There are a few garments in my closet that I made in a fit of holy-shit-it’s-hot-out-get-me-some-silk-tshirts last summer.
I haven’t blogged them. Because they’re basic. And they were made in aforementioned fit. But they’re also some of my most-worn items, so it’s about time. Here, I give you my favorite silk t-shirt:
True, it’s a little big and flowy and unremarkable. But who doesn’t like a big flowy silk tee to wear to work in the summer. This is my white silk crepe version. I also have a black silk satin (satin side faces me, because daily luxuries) version and one in this weird little black-and-pink-and-white-and-blue diamond print silk crepe.

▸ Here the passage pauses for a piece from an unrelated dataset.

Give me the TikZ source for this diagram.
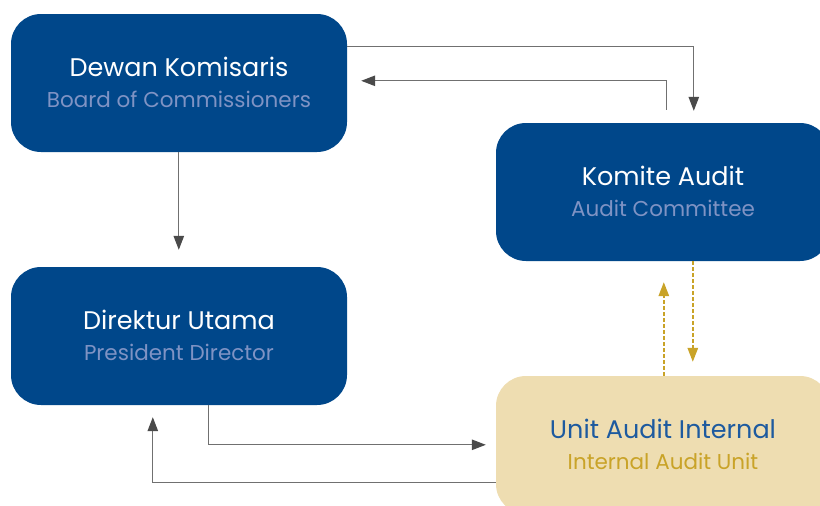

Yes, I know it’s a dick move not to have photos of said shirt. But I’ve been waiting like a year for the magic of photographer + sunlight + wearing aforementioned shirt and it just hasn’t happened. 😦
(Also, not pictured: this thing looks great tucked in to a high-waisted pencil skirt).
This pattern is originally Marfy 3400 that’s been a little hacked. Only a little. It’s sort of unremarkable so I wasn’t really motivated to share, but recently I saw Grainline’s Penny tee debut — and people making it up — so I thought maybe there is enough interest in a boxy flowy top to make sharing this worthwhile.
First, a note: if you aren’t a fashion type, or just super good at spatial reasoning, translating the Marfy stylized drawings to a picture of what those drawings might look on you is pretty hard. For example, here is the one for 3400:
So hard, in fact, that I haven’t really done it since buying this 2014/2015 catalog on pre-order with free shipping included. Something about being a supernovice a couple years ago made me deluded enough to think I could sew what they were offering (hah.).
The catalogs come with free patterns, including 3400, printed in layers on one very big sheet, Burda or Patrones style. They can also be fashion-forward, but it’s hard to appreciate given the clashing colors and 1992-style eye makeup on the fashion drawing models.
For example, 3400 was actually originally a cold-shoulder top. Released 2.5 years ago. So fashion-forward, plebes like me didn’t understand that it was cutting edge and not out-dated.
ANYWAY, since I am plebe, I got rid of those exposed shoulders, simply by redrawing the concave shoulder seam to a slightly convex one. I also got rid of that weird peek-a-boo chest plate thing that will probably be in vogue next February (probably.). I also chopped off probably 2 inches of length but it’s been a while so having a hard time remembers.
The only other style elements that are left are tiny pleats at the front underarm and back side seam that give a slight shaping, and the nice little way the armhole sort of pops up at the top of the arm.
I first made it here. That one hit the trash a long time ago — my month 3 sewing life attempt at rolled hems was just like you might imagine. But the three 3400s I’ve made since then are awesome wardrobe workhorses.
As for construction now: all the seams (all four of them) are done with french seams. The neck hole, arm holes and hem are all finished with double fold bias binding. I finally figured out how do do that properly for this top, so here’s to no more puckers at the neck and arms.
Also. That catalog is 2 catalogs ago and as of writing on sale for 13.99 euro (post-Brexit roughly equal to 4 horses plus one Angela, I think!). Also also, it’s one of the rare Marfy patterns available by pdf. For 6.5 euro, which makes it actually cheaper than a Penny, if you came here for the shitty puns.